A Associação de Folclore de Cachoeiro de Itapemirim, no sul do Estado, formalizou, nesta terça-feira (5), o pedido de anulação da eleição do Conselho Municipal de Política Cultural, “por vícios irreparáveis ocorridos durante o pleito”, conforme consta no ofício protocolado na prefeitura, destinado à secretária de Cultura e Turismo, Fernanda Maria Merchid Martins Moreira. O documento também foi encaminhado para o prefeito Victor Coelho (PSB); o presidente da Câmara, Brás Zagotto (PV); e o vice-prefeito Ruy Guedes Barbosa Júnior (Pode).
No ofício, a entidade destaca que o artigo 3º da Lei Municipal 6751 determina que oito dos conselheiros do Conselho Municipal de Política Cultural sejam “representantes de entidades da sociedade civil organizada em setores artísticos e culturais”, sendo escolhidos por elas, e não por meio de eleições. Salienta ainda que, entre esses representantes, um dos segmentos contemplados é a “Cultura Popular”, portanto, a pessoa que o representa “deverá ser um legítimo representante da única entidade municipal que historicamente reúne os portadores do patrimônio imaterial cachoeirense: a Associação de Folclore do Município de Cachoeiro de Itapemirim”.
A Associação prossegue relatando que na, eleição, “alguns servidores da Secretaria Municipal de Cultura e Turismo votaram no nosso segmento, a pretexto de terem ‘criado’ um coletivo, sendo que uma servidora se colocou como candidata à ocupação do cargo”. A criação de coletivos, conforme aponta a entidade, é importante, “entretanto, não é lícito se apropriar de conhecimentos tradicionais para tirar vantagens de nossos saberes”, além de ser “função de todas as esferas do poder público, seja ele do executivo, do legislativo e do judiciário, proteger o segmento da cultura popular e do patrimônio imaterial desse tipo de atitude, conforme os artigos 215 e 216 da Constituição Brasileira”.

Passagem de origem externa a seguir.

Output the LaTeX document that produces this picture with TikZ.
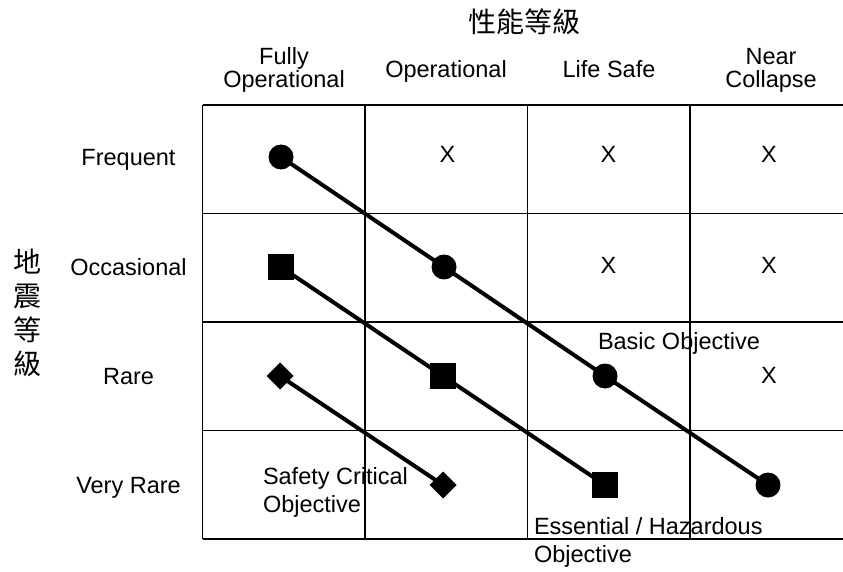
\documentclass[tikz,border=0pt]{standalone}
\usepackage{fontspec}
\setmainfont{Liberation Sans}
\newfontfamily\cjkfont{Noto Sans CJK TC}
\usetikzlibrary{shapes.geometric}

\begin{document}
\begin{tikzpicture}[x=1pt,y=-1pt,
    every node/.style={inner sep=0pt, outer sep=0pt},
    header text/.style={font=\fontsize{23.5}{23.5}\selectfont, align=center, anchor=base},
    row text/.style={font=\fontsize{23.5}{23.5}\selectfont, anchor=base},
    cross mark/.style={font=\fontsize{23.5}{23.5}\selectfont, anchor=base},
    note text/.style={font=\fontsize{23.5}{28}\selectfont, align=left, anchor=base west},
    cjk text/.style={font=\fontsize{28}{34}\selectfont\cjkfont},
    gridline/.style={line width=1.5pt, black},
    objline/.style={line width=4pt, black},
    dotmark/.style={circle, fill=black, minimum size=25pt},
    boxmark/.style={rectangle, fill=black, minimum size=26pt},
    gemmark/.style={diamond, fill=black, minimum width=27pt, minimum height=27pt},
  ]
  \useasboundingbox (0,0) rectangle (843,572);

  % matrix grid (right edge runs off the page)
  \foreach \y in {105,213.5,322,430.5,539}
    \draw[gridline] (202.5,\y) -- (843,\y);
  \foreach \x in {202.5,365,527.5,690}
    \draw[gridline] (\x,105) -- (\x,539);

  % axis titles
  \node[cjk text] (perf) at (524,22) {性能等級};
  \node[cjk text, align=center] (quake) at (27,313) {地\\震\\等\\級};

  % performance levels (base anchor sits on the last line)
  \node[header text] (hFO) at (284,88) {Fully\\Operational};
  \node[header text] (hOP) at (446,78) {Operational};
  \node[header text] (hLS) at (609,78) {Life Safe};
  \node[header text] (hNC) at (771,88) {Near\\Collapse};

  % earthquake levels
  \node[row text] (rF) at (128.5,166) {Frequent};
  \node[row text] (rO) at (128.5,275) {Occasional};
  \node[row text] (rR) at (128.5,384) {Rare};
  \node[row text] (rV) at (128.5,493) {Very Rare};

  % unacceptable combinations
  \node[cross mark] (x12) at (447.5,163) {X};
  \node[cross mark] (x13) at (608.5,163) {X};
  \node[cross mark] (x14) at (769,163) {X};
  \node[cross mark] (x23) at (608.5,273) {X};
  \node[cross mark] (x24) at (769,273) {X};
  \node[cross mark] (x34) at (769,383) {X};

  % basic objective
  \node[dotmark] (b1) at (281,157) {};
  \node[dotmark] (b2) at (444,267) {};
  \node[dotmark] (b3) at (605,376) {};
  \node[dotmark] (b4) at (768,485) {};
  \draw[objline] (b1.center) -- (b2.center) -- (b3.center) -- (b4.center);

  % essential / hazardous objective
  \node[boxmark] (e1) at (281,267) {};
  \node[boxmark] (e2) at (443,376) {};
  \node[boxmark] (e3) at (605,485) {};
  \draw[objline] (e1.center) -- (e2.center) -- (e3.center);

  % safety critical objective
  \node[gemmark] (s1) at (280,376) {};
  \node[gemmark] (s2) at (443,485) {};
  \draw[objline] (s1.center) -- (s2.center);

  % objective labels
  \node[note text] (lB) at (598,349) {Basic Objective};
  \node[note text] (lS) at (263,512) {Safety Critical\\Objective};
  \node[note text] (lE) at (534,562) {Essential / Hazardous\\Objective};
\end{tikzpicture}
\end{document}
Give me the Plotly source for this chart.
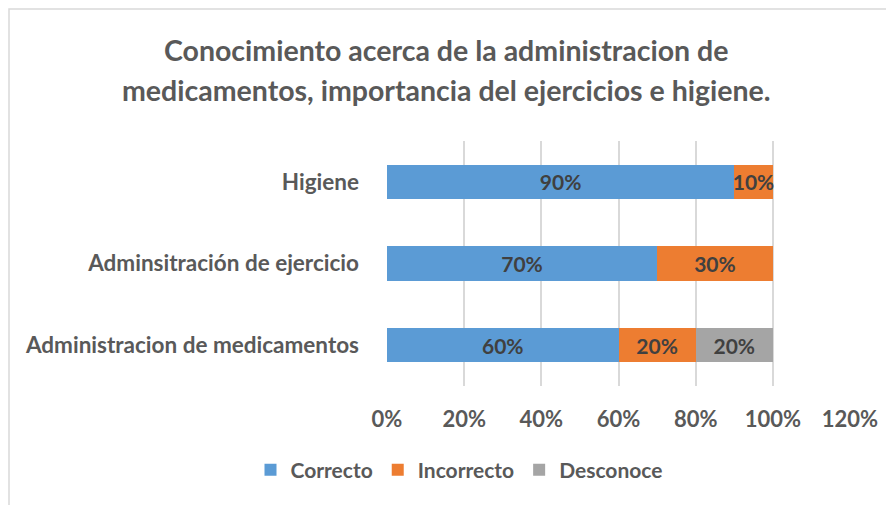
import plotly.graph_objects as go

categories = ["Administracion de medicamentos", "Adminsitración de ejercicio", "Higiene"]
correcto = [0.60, 0.70, 0.90]
incorrecto = [0.20, 0.30, 0.10]
desconoce = [0.20, 0.0, 0.0]
series_names = ["Correcto", "Incorrecto", "Desconoce"]
colors = ["#5B9BD5", "#ED7D31", "#A5A5A5"]
tick_vals = [0, 0.2, 0.4, 0.6, 0.8, 1.0, 1.2]
tick_text = ["0%", "20%", "40%", "60%", "80%", "100%", "120%"]
title_lines = ["Conocimiento acerca de la administracion de",
               "medicamentos, importancia del ejercicios e higiene."]

FONT = "Lato"
O = 8  # page body margin offset
fig = go.Figure()
for name, vals, col in zip(series_names, [correcto, incorrecto, desconoce], colors):
    texts = [f"<b>{round(v*100)}%</b>" if v > 0 else "" for v in vals]
    fig.add_trace(go.Bar(
        y=categories, x=vals, name=f"<b>{name}</b>", orientation="h",
        marker=dict(color=col, line=dict(width=0)),
        text=texts, textposition="inside", insidetextanchor="middle",
        constraintext="none",
        textfont=dict(family=FONT, size=21, color="#404040"),
        cliponaxis=False,
    ))

W, H = 894, 505
L, R, T, B = 387 - O, 850 - O, 141 - O, 386 - O
pw, ph = R - L, B - T
def px(x): return (x - O - L) / pw
def py(y): return (B - (y - O)) / ph

annotations = []
for line, yc in zip(title_lines, [50, 90]):
    annotations.append(dict(
        text=f"<b>{line}</b>", xref="paper", yref="paper",
        x=px(446), y=py(yc), xanchor="center", yanchor="middle",
        showarrow=False, font=dict(family=FONT, size=28.5, color="#595959"),
    ))

fig.update_layout(
    width=W, height=H,
    barmode="stack", bargap=0.58,
    paper_bgcolor="white", plot_bgcolor="white",
    margin=dict(l=L, r=W - R, t=T, b=H - B, autoexpand=False),
    font=dict(family=FONT, color="#595959"),
    xaxis=dict(
        range=[0, 1.2], tickvals=tick_vals, ticktext=["<b>" + t + "</b>" for t in tick_text],
        showgrid=True, gridcolor="#D9D9D9", gridwidth=1.5,
        zeroline=False, showline=False, automargin=False,
        tickfont=dict(family=FONT, size=22, color="#595959"),
        ticks="", ticklabelstandoff=18,
    ),
    yaxis=dict(
        tickmode="array", tickvals=categories, ticktext=["<b>" + c + "</b>" for c in categories],
        tickfont=dict(family=FONT, size=22.5, color="#595959"),
        showgrid=False, zeroline=False, showline=False, ticks="",
        ticklabelstandoff=27, automargin=False,
    ),
    showlegend=True,
    legend=dict(
        orientation="h", x=(459 - O) / W, xref="container", xanchor="center",
        y=1 - (470 - O) / H, yref="container", yanchor="middle",
        font=dict(family=FONT, size=21, color="#595959"),
        traceorder="normal", itemwidth=30, entrywidth=0,
    ),
    annotations=annotations,
    shapes=[dict(
        type="rect", xref="paper", yref="paper",
        x0=px(9), x1=px(905), y0=py(520), y1=py(9),
        line=dict(color="#D9D9D9", width=1.5), fillcolor="rgba(0,0,0,0)", layer="below",
    )],
)

fig.write_html("out.html")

A entidade aponta ainda que, no processo para ocupação das câmaras, as pessoas deveriam comprovar que são reconhecidas como representantes do segmento, “o que não foi o caso”. Diante do fato de o suplente do segmento da Cultura Popular ser representante das religiões de matriz africana, destaca que o segmento “Cultura Popular” não é religioso, embora muitos integrantes sejam dirigentes espirituais de religiões de matriz africana e também de tradições cristãs.
“Uma pessoa que se intitule representante de um segmento religioso, não pode nos representar, inclusive consideramos muito perigoso misturar religião em um Conselho de Política Cultural”, defende, explicando que o artigo 21 da Constituição Federal define que “o patrimônio cultural brasileiro não inclui a religião como patrimônio, e nem poderia incluir, porque estaria contrariando o princípio de separação entre o Estado e religião consagrado na própria Constituição”.
A entidade aponta, por meio do ofício, que a função do Conselho é acompanhar e fiscalizar tanto as ações da Secretaria Municipal de Cultura e Turismo como a aplicação do Fundo Municipal de Cultura. Por isso, considera “que a presença de servidores públicos, sejam eles pertencentes ao quadro da Secretaria Municipal de Cultura e Turismo, seja aos quadros de quaisquer outras secretarias da administração ou de autarquias municipais, seja ilegal ou no mínimo imoral”, pois “um servidor público não poderá representar a sociedade civil no âmbito da própria administração que o emprega. Desta maneira, não poderá ser isento nas ações de acompanhamento e fiscalização da própria administração pública”.
A Associação também critica o fato de as eleições terem sido virtuais, “o que limitou de forma absoluta a participação legítima da sociedade civil a esse ato administrativo, em especial do segmento cultura popular, que é composto por muitas pessoas que não possuem acesso à internet, seja por residirem em regiões do interior do município não cobertas por sinal de telefone ou internet, seja por não terem familiaridade com as redes sociais em função da idade avançada, seja por não possuírem recursos financeiros para tal”.
Racismo de Estado
O membro fundador e gestor de projetos da Associação, Genildo Coelho, considera que
essas práticas são “racismo de estado“. “Olham o segmento da cultura popular como de pessoas frágeis, negras, pobres, com pouca condição financeira, por isso, acham que podem manipular. Se aproveitam do estado em benefício próprio, se aproveitar da condição de servidor público para representar um segmento ao qual não se pertence é racismo de estado, é prevaricação, inclusive”, denuncia. E acrescenta: “nos olham como um setor menor, menos importante, como coitadinhos, bando de favelados”.